**What needs to be done:** Copy every line of the data exactly, leaving nothing out.
===== Supplied information
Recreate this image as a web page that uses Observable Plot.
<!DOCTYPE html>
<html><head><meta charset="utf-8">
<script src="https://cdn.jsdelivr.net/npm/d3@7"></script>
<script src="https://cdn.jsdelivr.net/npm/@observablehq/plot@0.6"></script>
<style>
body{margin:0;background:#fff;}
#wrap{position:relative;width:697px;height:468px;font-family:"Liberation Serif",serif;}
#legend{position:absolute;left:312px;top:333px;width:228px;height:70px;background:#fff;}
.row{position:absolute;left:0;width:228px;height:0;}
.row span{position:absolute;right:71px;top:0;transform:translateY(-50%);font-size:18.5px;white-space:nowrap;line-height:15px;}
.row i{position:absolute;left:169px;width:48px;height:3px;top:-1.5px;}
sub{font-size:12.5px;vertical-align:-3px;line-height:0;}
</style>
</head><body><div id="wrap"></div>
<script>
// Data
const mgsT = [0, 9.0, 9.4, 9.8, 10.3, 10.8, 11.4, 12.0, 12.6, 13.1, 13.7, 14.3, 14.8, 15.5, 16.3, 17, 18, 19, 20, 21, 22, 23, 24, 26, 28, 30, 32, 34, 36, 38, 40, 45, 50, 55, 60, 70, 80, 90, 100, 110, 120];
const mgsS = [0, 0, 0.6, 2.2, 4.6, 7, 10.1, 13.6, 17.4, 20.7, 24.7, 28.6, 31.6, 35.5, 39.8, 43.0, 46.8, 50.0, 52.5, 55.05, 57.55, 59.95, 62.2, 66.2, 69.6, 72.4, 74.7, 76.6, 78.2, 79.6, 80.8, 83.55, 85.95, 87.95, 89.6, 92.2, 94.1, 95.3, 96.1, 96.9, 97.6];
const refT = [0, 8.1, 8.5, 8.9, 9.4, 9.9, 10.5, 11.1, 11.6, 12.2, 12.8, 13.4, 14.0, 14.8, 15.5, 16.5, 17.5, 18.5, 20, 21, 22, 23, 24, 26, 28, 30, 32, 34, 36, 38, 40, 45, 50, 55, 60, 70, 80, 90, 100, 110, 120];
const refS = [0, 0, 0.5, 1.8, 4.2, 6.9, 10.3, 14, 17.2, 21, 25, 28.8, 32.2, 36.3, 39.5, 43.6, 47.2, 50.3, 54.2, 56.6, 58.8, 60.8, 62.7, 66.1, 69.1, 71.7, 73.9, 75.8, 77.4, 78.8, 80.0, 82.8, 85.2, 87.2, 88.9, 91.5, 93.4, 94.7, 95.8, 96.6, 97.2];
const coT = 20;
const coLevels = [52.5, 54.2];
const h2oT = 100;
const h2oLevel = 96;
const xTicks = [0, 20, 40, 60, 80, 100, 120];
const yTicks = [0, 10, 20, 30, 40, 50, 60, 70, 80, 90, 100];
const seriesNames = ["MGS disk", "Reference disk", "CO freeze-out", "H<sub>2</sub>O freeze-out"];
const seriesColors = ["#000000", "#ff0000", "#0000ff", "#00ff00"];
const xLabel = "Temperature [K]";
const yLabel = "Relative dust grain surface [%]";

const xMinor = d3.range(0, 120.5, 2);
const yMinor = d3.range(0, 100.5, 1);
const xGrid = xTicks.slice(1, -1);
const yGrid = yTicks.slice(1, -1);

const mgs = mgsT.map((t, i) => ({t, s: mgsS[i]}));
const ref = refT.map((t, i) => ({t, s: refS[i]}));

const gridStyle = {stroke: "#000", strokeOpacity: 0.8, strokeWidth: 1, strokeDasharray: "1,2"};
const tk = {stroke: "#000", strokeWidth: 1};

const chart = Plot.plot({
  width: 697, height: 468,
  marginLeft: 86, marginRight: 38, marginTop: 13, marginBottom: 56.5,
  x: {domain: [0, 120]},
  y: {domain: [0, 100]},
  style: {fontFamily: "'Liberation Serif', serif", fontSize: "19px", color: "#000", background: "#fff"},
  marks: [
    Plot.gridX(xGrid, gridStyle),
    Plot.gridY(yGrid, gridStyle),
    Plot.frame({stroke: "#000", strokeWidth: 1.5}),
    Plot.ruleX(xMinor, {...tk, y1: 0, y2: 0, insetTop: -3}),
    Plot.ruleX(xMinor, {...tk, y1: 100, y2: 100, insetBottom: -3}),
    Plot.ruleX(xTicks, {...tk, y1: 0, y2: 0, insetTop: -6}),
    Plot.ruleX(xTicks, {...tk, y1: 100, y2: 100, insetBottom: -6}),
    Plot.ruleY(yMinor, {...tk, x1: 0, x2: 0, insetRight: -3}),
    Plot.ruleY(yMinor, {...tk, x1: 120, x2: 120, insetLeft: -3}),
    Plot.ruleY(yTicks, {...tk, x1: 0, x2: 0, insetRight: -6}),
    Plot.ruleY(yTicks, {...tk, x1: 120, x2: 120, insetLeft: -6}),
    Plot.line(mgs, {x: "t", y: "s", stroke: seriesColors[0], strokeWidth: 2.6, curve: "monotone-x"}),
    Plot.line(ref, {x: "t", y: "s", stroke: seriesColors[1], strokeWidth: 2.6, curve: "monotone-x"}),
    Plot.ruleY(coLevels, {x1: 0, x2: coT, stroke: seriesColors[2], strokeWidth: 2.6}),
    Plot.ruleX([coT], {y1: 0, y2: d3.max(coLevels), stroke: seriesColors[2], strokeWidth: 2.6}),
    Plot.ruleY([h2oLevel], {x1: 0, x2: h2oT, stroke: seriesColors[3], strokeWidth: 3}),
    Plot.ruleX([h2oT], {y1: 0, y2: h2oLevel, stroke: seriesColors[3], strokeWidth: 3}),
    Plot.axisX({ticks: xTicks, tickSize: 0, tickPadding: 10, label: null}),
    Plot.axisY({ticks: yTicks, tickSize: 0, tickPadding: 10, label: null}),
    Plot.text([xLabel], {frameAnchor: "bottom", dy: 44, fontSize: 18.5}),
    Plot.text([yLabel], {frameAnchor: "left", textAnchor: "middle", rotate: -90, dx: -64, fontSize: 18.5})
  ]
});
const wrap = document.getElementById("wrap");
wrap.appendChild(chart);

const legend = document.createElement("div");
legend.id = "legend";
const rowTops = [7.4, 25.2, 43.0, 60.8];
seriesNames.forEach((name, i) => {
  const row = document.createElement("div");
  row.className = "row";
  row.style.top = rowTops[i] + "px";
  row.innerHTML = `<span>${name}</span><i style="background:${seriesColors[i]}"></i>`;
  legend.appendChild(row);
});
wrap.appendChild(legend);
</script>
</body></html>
==========
**Task answer:**
Recreate this image as a web page that uses Observable Plot.
<!DOCTYPE html>
<html><head><meta charset="utf-8">
<script src="https://cdn.jsdelivr.net/npm/d3@7"></script>
<script src="https://cdn.jsdelivr.net/npm/@observablehq/plot@0.6"></script>
<style>
body{margin:0;background:#fff;}
#wrap{position:relative;width:697px;height:468px;font-family:"Liberation Serif",serif;}
#legend{position:absolute;left:312px;top:333px;width:228px;height:70px;background:#fff;}
.row{position:absolute;left:0;width:228px;height:0;}
.row span{position:absolute;right:71px;top:0;transform:translateY(-50%);font-size:18.5px;white-space:nowrap;line-height:15px;}
.row i{position:absolute;left:169px;width:48px;height:3px;top:-1.5px;}
sub{font-size:12.5px;vertical-align:-3px;line-height:0;}
</style>
</head><body><div id="wrap"></div>
<script>
// Data
const mgsT = [0, 9.0, 9.4, 9.8, 10.3, 10.8, 11.4, 12.0, 12.6, 13.1, 13.7, 14.3, 14.8, 15.5, 16.3, 17, 18, 19, 20, 21, 22, 23, 24, 26, 28, 30, 32, 34, 36, 38, 40, 45, 50, 55, 60, 70, 80, 90, 100, 110, 120];
const mgsS = [0, 0, 0.6, 2.2, 4.6, 7, 10.1, 13.6, 17.4, 20.7, 24.7, 28.6, 31.6, 35.5, 39.8, 43.0, 46.8, 50.0, 52.5, 55.05, 57.55, 59.95, 62.2, 66.2, 69.6, 72.4, 74.7, 76.6, 78.2, 79.6, 80.8, 83.55, 85.95, 87.95, 89.6, 92.2, 94.1, 95.3, 96.1, 96.9, 97.6];
const refT = [0, 8.1, 8.5, 8.9, 9.4, 9.9, 10.5, 11.1, 11.6, 12.2, 12.8, 13.4, 14.0, 14.8, 15.5, 16.5, 17.5, 18.5, 20, 21, 22, 23, 24, 26, 28, 30, 32, 34, 36, 38, 40, 45, 50, 55, 60, 70, 80, 90, 100, 110, 120];
const refS = [0, 0, 0.5, 1.8, 4.2, 6.9, 10.3, 14, 17.2, 21, 25, 28.8, 32.2, 36.3, 39.5, 43.6, 47.2, 50.3, 54.2, 56.6, 58.8, 60.8, 62.7, 66.1, 69.1, 71.7, 73.9, 75.8, 77.4, 78.8, 80.0, 82.8, 85.2, 87.2, 88.9, 91.5, 93.4, 94.7, 95.8, 96.6, 97.2];
const coT = 20;
const coLevels = [52.5, 54.2];
const h2oT = 100;
const h2oLevel = 96;
const xTicks = [0, 20, 40, 60, 80, 100, 120];
const yTicks = [0, 10, 20, 30, 40, 50, 60, 70, 80, 90, 100];
const seriesNames = ["MGS disk", "Reference disk", "CO freeze-out", "H<sub>2</sub>O freeze-out"];
const seriesColors = ["#000000", "#ff0000", "#0000ff", "#00ff00"];
const xLabel = "Temperature [K]";
const yLabel = "Relative dust grain surface [%]";

const xMinor = d3.range(0, 120.5, 2);
const yMinor = d3.range(0, 100.5, 1);
const xGrid = xTicks.slice(1, -1);
const yGrid = yTicks.slice(1, -1);

const mgs = mgsT.map((t, i) => ({t, s: mgsS[i]}));
const ref = refT.map((t, i) => ({t, s: refS[i]}));

const gridStyle = {stroke: "#000", strokeOpacity: 0.8, strokeWidth: 1, strokeDasharray: "1,2"};
const tk = {stroke: "#000", strokeWidth: 1};

const chart = Plot.plot({
  width: 697, height: 468,
  marginLeft: 86, marginRight: 38, marginTop: 13, marginBottom: 56.5,
  x: {domain: [0, 120]},
  y: {domain: [0, 100]},
  style: {fontFamily: "'Liberation Serif', serif", fontSize: "19px", color: "#000", background: "#fff"},
  marks: [
    Plot.gridX(xGrid, gridStyle),
    Plot.gridY(yGrid, gridStyle),
    Plot.frame({stroke: "#000", strokeWidth: 1.5}),
    Plot.ruleX(xMinor, {...tk, y1: 0, y2: 0, insetTop: -3}),
    Plot.ruleX(xMinor, {...tk, y1: 100, y2: 100, insetBottom: -3}),
    Plot.ruleX(xTicks, {...tk, y1: 0, y2: 0, insetTop: -6}),
    Plot.ruleX(xTicks, {...tk, y1: 100, y2: 100, insetBottom: -6}),
    Plot.ruleY(yMinor, {...tk, x1: 0, x2: 0, insetRight: -3}),
    Plot.ruleY(yMinor, {...tk, x1: 120, x2: 120, insetLeft: -3}),
    Plot.ruleY(yTicks, {...tk, x1: 0, x2: 0, insetRight: -6}),
    Plot.ruleY(yTicks, {...tk, x1: 120, x2: 120, insetLeft: -6}),
    Plot.line(mgs, {x: "t", y: "s", stroke: seriesColors[0], strokeWidth: 2.6, curve: "monotone-x"}),
    Plot.line(ref, {x: "t", y: "s", stroke: seriesColors[1], strokeWidth: 2.6, curve: "monotone-x"}),
    Plot.ruleY(coLevels, {x1: 0, x2: coT, stroke: seriesColors[2], strokeWidth: 2.6}),
    Plot.ruleX([coT], {y1: 0, y2: d3.max(coLevels), stroke: seriesColors[2], strokeWidth: 2.6}),
    Plot.ruleY([h2oLevel], {x1: 0, x2: h2oT, stroke: seriesColors[3], strokeWidth: 3}),
    Plot.ruleX([h2oT], {y1: 0, y2: h2oLevel, stroke: seriesColors[3], strokeWidth: 3}),
    Plot.axisX({ticks: xTicks, tickSize: 0, tickPadding: 10, label: null}),
    Plot.axisY({ticks: yTicks, tickSize: 0, tickPadding: 10, label: null}),
    Plot.text([xLabel], {frameAnchor: "bottom", dy: 44, fontSize: 18.5}),
    Plot.text([yLabel], {frameAnchor: "left", textAnchor: "middle", rotate: -90, dx: -64, fontSize: 18.5})
  ]
});
const wrap = document.getElementById("wrap");
wrap.appendChild(chart);

const legend = document.createElement("div");
legend.id = "legend";
const rowTops = [7.4, 25.2, 43.0, 60.8];
seriesNames.forEach((name, i) => {
  const row = document.createElement("div");
  row.className = "row";
  row.style.top = rowTops[i] + "px";
  row.innerHTML = `<span>${name}</span><i style="background:${seriesColors[i]}"></i>`;
  legend.appendChild(row);
});
wrap.appendChild(legend);
</script>
</body></html>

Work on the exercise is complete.